━━━ Raw data
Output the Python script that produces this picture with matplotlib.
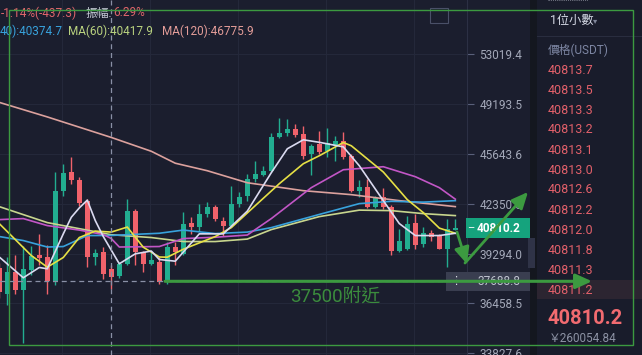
import matplotlib.pyplot as plt
from matplotlib.patches import Rectangle, FancyArrowPatch
from matplotlib.ticker import NullLocator

# -----------------------------------------------------------------------------
# data (prices in USDT, one candle per index)
# -----------------------------------------------------------------------------
opens = [38422, 36993, 38209, 37215, 38306, 39178, 39078, 37641, 43138, 44383,
         43880, 42541, 39078, 39371, 38403, 37964, 38693, 41908, 39371, 38693,
         38786, 37641, 39668, 39277, 41119, 40874, 41702, 42161, 41285, 40978,
         42332, 42862, 43947, 44231, 44496, 46822, 47082, 47365, 47012, 45622,
         46313, 45849, 46195, 46541, 45508, 43138, 43444, 42161, 42752, 42161,
         39471, 39572, 41119, 39870, 40508, 40369, 39572, 40700]
highs = [38767, 39078, 39178, 39769, 39769, 40490, 39829, 44383, 44966, 45389,
         44099, 42669, 39590, 39668, 38595, 38786, 42650, 42016, 39471, 39471,
         39078, 39966, 39966, 41802, 41491, 42332, 42433, 42288, 41491, 43509,
         43073, 44278, 45167, 44830, 47124, 48192, 48078, 47722, 47600, 46313,
         47244, 47436, 46893, 47195, 45622, 43880, 43947, 42862, 43358, 42288,
         40774, 41596, 41702, 40915, 40713, 40472, 41391, 41391]
lows = [36734, 36351, 36993, 34340, 38021, 38595, 36955, 37456, 42862, 43619,
        42225, 38497, 38595, 37833, 37271, 37890, 38595, 38595, 38209, 38650,
        37512, 37552, 38595, 39178, 40472, 40671, 41491, 41285, 40369, 40874,
        42117, 42541, 43723, 44165, 44383, 46731, 46893, 46773, 45281, 44231,
        45622, 45389, 45167, 45281, 43073, 42752, 42079, 42079, 42016, 39178,
        39412, 39513, 39572, 39709, 40025, 39572, 38497, 40680]
closes = [37065, 38209, 37176, 38403, 39119, 39043, 37697, 43138, 44317, 43880,
          42370, 39078, 39336, 38118, 37924, 38693, 41908, 39371, 38693, 38925,
          37641, 39668, 39412, 41082, 40874, 41702, 42117, 41391, 40935, 42332,
          42798, 43947, 44278, 44496, 46822, 47082, 47365, 46963, 45508, 46195,
          45732, 46422, 46541, 45436, 43138, 43444, 42161, 42714, 42117, 39471,
          40067, 41082, 39829, 40508, 40309, 39572, 40774, 40810.2]

# moving averages, sampled at candle indices
ma5_idx = [0, 3, 5, 6, 8, 9, 10, 11, 12, 13, 15, 17, 19, 20, 22, 25, 28, 31, 34,
           36, 38, 40, 43, 45, 48, 50, 52, 55, 57]
ma5 = [39090, 37890, 38480, 38403, 40472, 41491, 42079, 42573, 41285, 40309,
       38693, 39277, 39442, 38943, 38845, 40472, 40472, 41877, 44364, 45986,
       46611, 46436, 46118, 44830, 42541, 41101, 40369, 40369, 40508]
ma10_idx = [0, 2, 4, 6, 8, 10, 12, 14, 16, 18, 20, 21, 23, 27, 29, 32, 35, 38,
            40, 43, 44, 48, 51, 53, 55, 57]
ma10 = [41098, 40127, 39178, 38497, 39061, 40248, 40641, 40580, 40886, 39668,
        39090, 39078, 39548, 40309, 40853, 42225, 43638, 44966, 45508, 46422,
        46195, 44410, 42605, 41783, 40822, 40508]
ma20_idx = [0, 3, 6, 10, 13, 14, 15, 20, 23, 27, 31, 34, 39, 43, 48, 52, 55, 57]
ma20 = [41347, 41410, 40978, 40702, 40430, 40187, 39680, 39709, 40187, 40266,
        40400, 41410, 43379, 44562, 44764, 44099, 43379, 42636]
ma40_idx = [0, 3, 6, 8, 11, 14, 20, 23, 27, 31, 34, 40, 45, 49, 53, 57]
ma40 = [40309, 40067, 39680, 39709, 40369, 40375, 40508, 40702, 40490, 40580,
        40853, 41670, 42352, 42497, 42446, 42541]
ma60_idx = [0, 6, 14, 19, 23, 27, 31, 34, 40, 45, 49, 53, 57]
ma60 = [42161, 41162, 40418, 40248, 40007, 40007, 40156, 40732, 41533, 41940,
        41908, 41720, 41596]
ma120_idx = [0, 6, 14, 19, 22, 26, 31, 38, 44, 50, 57]
ma120 = [49305, 48240, 46776, 45814, 45000, 44496, 43700, 43183, 42926, 42541,
         42161]

tick_vals = [53019.4, 49193.5, 45643.6, 42350.0, 39294.0, 36458.5, 33827.6]
tick_labels = ['53019.4', '49193.5', '45643.6', '42350.0', '39294.0', '36458.5', '33827.6']

book_prices = ['40813.7', '40813.5', '40813.3', '40813.2', '40813.1', '40813.0',
               '40812.6', '40812.2', '40812.0', '40811.8', '40811.3', '40811.2']

cursor_idx = 14
cursor_price = 37688.8
last_price = 40810.2

# -----------------------------------------------------------------------------
# style
# -----------------------------------------------------------------------------
BG = '#1b1e2e'
GRID = '#24283a'
UP = '#22ad90'
DOWN = '#f0626b'
ANNOT = '#3c9a40'

plt.rcParams['font.family'] = ['Roboto', 'Noto Sans CJK TC', 'DejaVu Sans']

W, H = 642, 355
fig = plt.figure(figsize=(W / 100, H / 100), dpi=100, facecolor=BG)
ax = fig.add_axes([0, 0, 467 / W, 1])
ax.set_facecolor(BG)


def box(x0, y0, x1, y1, **kw):
    fig.add_artist(Rectangle((x0 / W, 1 - y1 / H), (x1 - x0) / W, (y1 - y0) / H,
                             transform=fig.transFigure, **kw))


def ftext(x, y, s, **kw):
    fig.text(x / W, 1 - y / H, s, **kw)


# -----------------------------------------------------------------------------
# candles + moving averages
# -----------------------------------------------------------------------------
ax.set_yscale('log')
ax.set_xlim(0.09, 58.46)
ax.set_ylim(33741, 57497)

idx = list(range(len(opens)))
colors = [UP if c >= o else DOWN for o, c in zip(opens, closes)]
bottoms = [min(o, c) for o, c in zip(opens, closes)]
heights = [max(abs(c - o), 0.0016 * o) for o, c in zip(opens, closes)]

ax.vlines(idx, lows, highs, colors=colors, linewidth=1, zorder=2)
ax.bar(idx, heights, bottom=bottoms, width=0.68, color=colors, zorder=3)

ax.plot(ma120_idx, ma120, color='#dca19d', lw=1.2, zorder=4)
ax.plot(ma60_idx, ma60, color='#c8d68e', lw=1.2, zorder=4)
ax.plot(ma40_idx, ma40, color='#38a2dc', lw=1.2, zorder=4)
ax.plot(ma20_idx, ma20, color='#c256c6', lw=1.2, zorder=4)
ax.plot(ma10_idx, ma10, color='#e6e045', lw=1.2, zorder=5)
ax.plot(ma5_idx, ma5, color='#dadaf0', lw=1.2, zorder=5)

# cursor cross-hair
ax.axvline(cursor_idx, color='#8a90a6', lw=0.9, ls=(0, (4, 3)), zorder=6)
ax.axhline(cursor_price, color='#8a90a6', lw=0.9, ls=(0, (4, 3)), zorder=6)

# axes, ticks, grid
for s in ['top', 'left', 'bottom']:
    ax.spines[s].set_visible(False)
ax.spines['right'].set_color('#2c3044')
ax.set_xticks([7.84, 18.84, 29.84, 40.84, 51.84])
ax.tick_params(axis='x', length=0, labelbottom=False)
ax.yaxis.tick_right()
ax.set_yticks(tick_vals)
ax.set_yticklabels(tick_labels)
ax.yaxis.set_minor_locator(NullLocator())
ax.tick_params(axis='y', length=5, width=0.8, color='#59607a',
               labelcolor='#a3a8b8', labelsize=8.5, pad=4)
ax.grid(color=GRID, lw=0.8, zorder=0)
ax.set_axisbelow(True)


def price_y(p):
    # pixel row (from top) of a price level
    return H - ax.transData.transform((1, p))[1]


# -----------------------------------------------------------------------------
# header legend
# -----------------------------------------------------------------------------
ftext(1, 13, '-1.14%(-437.3)', color='#e0656b', fontsize=8.5, va='center')
ftext(86, 13, '振幅:', color='#c4c8d4', fontsize=8.5, va='center')
ftext(113, 13, '6.29%', color='#e0656b', fontsize=8.5, va='center')
ftext(0, 31, '40):40374.7', color='#38a2dc', fontsize=8.5, va='center')
ftext(68, 31, 'MA(60):40417.9', color='#b9d27f', fontsize=8.5, va='center')
ftext(162, 31, 'MA(120):46775.9', color='#e39c98', fontsize=8.5, va='center')

# small expand icon
box(430, 8, 448, 23, fill=False, ec='#4a5068', lw=0.8)

# -----------------------------------------------------------------------------
# right side price labels
# -----------------------------------------------------------------------------
ly = price_y(last_price)
box(466, ly - 10, 530, ly + 10, fc='#15a37d', ec='none', zorder=8)
ftext(467, ly, '–', color='white', fontsize=8, va='center', zorder=9)
ftext(477, ly, '40810.2', color='white', fontsize=8.5, fontweight='bold',
      va='center', zorder=9)

cy = price_y(cursor_price)
box(446, cy - 9.5, 530, cy + 9.5, fc='#3a3e50', ec='none', zorder=8)
ftext(456, cy, '⋮', color='#d8dae2', fontsize=8, va='center', ha='center', zorder=9)
ftext(477, cy, '37688.8', color='#c0c4d0', fontsize=8.5, va='center', zorder=9)

box(528, 238, 535, 268, fc='#2f3347', ec='none', zorder=8)

# -----------------------------------------------------------------------------
# order book panel
# -----------------------------------------------------------------------------
box(530, 0, 537, H, fc='#14171f', ec='none', zorder=1)
box(537, 0, W, H, fc='#191c2b', ec='none', zorder=1)
box(537, 36, W, 37, fc='#292d3f', ec='none', zorder=2)
box(537, 280, W, 299, fc='#2c2531', ec='none', zorder=2)
ftext(547, 2, '·' * 22, color='#c8ccd8', fontsize=5, va='center')
ftext(550, 20, '1位小數', color='#d4d8e4', fontsize=8.8, va='center')
ftext(593, 21, '▾', color='#80869a', fontsize=6, va='center')
ftext(548, 50, '價格(USDT)', color='#7d86a3', fontsize=8.5, va='center')
for k, p in enumerate(book_prices):
    ftext(548, 70 + 20 * k, p, color='#e2606a', fontsize=9, va='center')
ftext(548, 318, '40810.2', color='#f26b70', fontsize=14.5, fontweight='bold',
      va='center')
ftext(549, 338, '￥260054.84', color='#8c92a4', fontsize=8.5, va='center')

# -----------------------------------------------------------------------------
# hand drawn annotations
# -----------------------------------------------------------------------------
box(9, 10, 633, 345, fill=False, ec=ANNOT, lw=1, zorder=10)


def arrow(x0, y0, x1, y1, lw=2.2):
    fig.add_artist(FancyArrowPatch((x0 / W, 1 - y0 / H), (x1 / W, 1 - y1 / H),
                                   transform=fig.transFigure,
                                   arrowstyle='-|>,head_length=0.55,head_width=0.25',
                                   mutation_scale=18, color=ANNOT, lw=lw,
                                   shrinkA=0, shrinkB=0, zorder=11))


arrow(165, cy, 592, cy)
arrow(457, 232, 467, 264, lw=2)
arrow(465, 263, 528, 192, lw=2)
ftext(290, 297, '37500附近', color='#3b8c3d', fontsize=13.5, va='center',
      family=['Roboto', 'Noto Sans CJK TC'])

fig.savefig('out.png', dpi=100, facecolor=BG)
━━━━━━
▶ [Aim of the exercise]:
Please take the lines from the beginning of the data above through the line holding "from matplotlib.ticker import NullLocator" and transcribe them exactly, without any pictures.

▶ [Written solution]:
Output the Python script that produces this picture with matplotlib.
import matplotlib.pyplot as plt
from matplotlib.patches import Rectangle, FancyArrowPatch
from matplotlib.ticker import NullLocator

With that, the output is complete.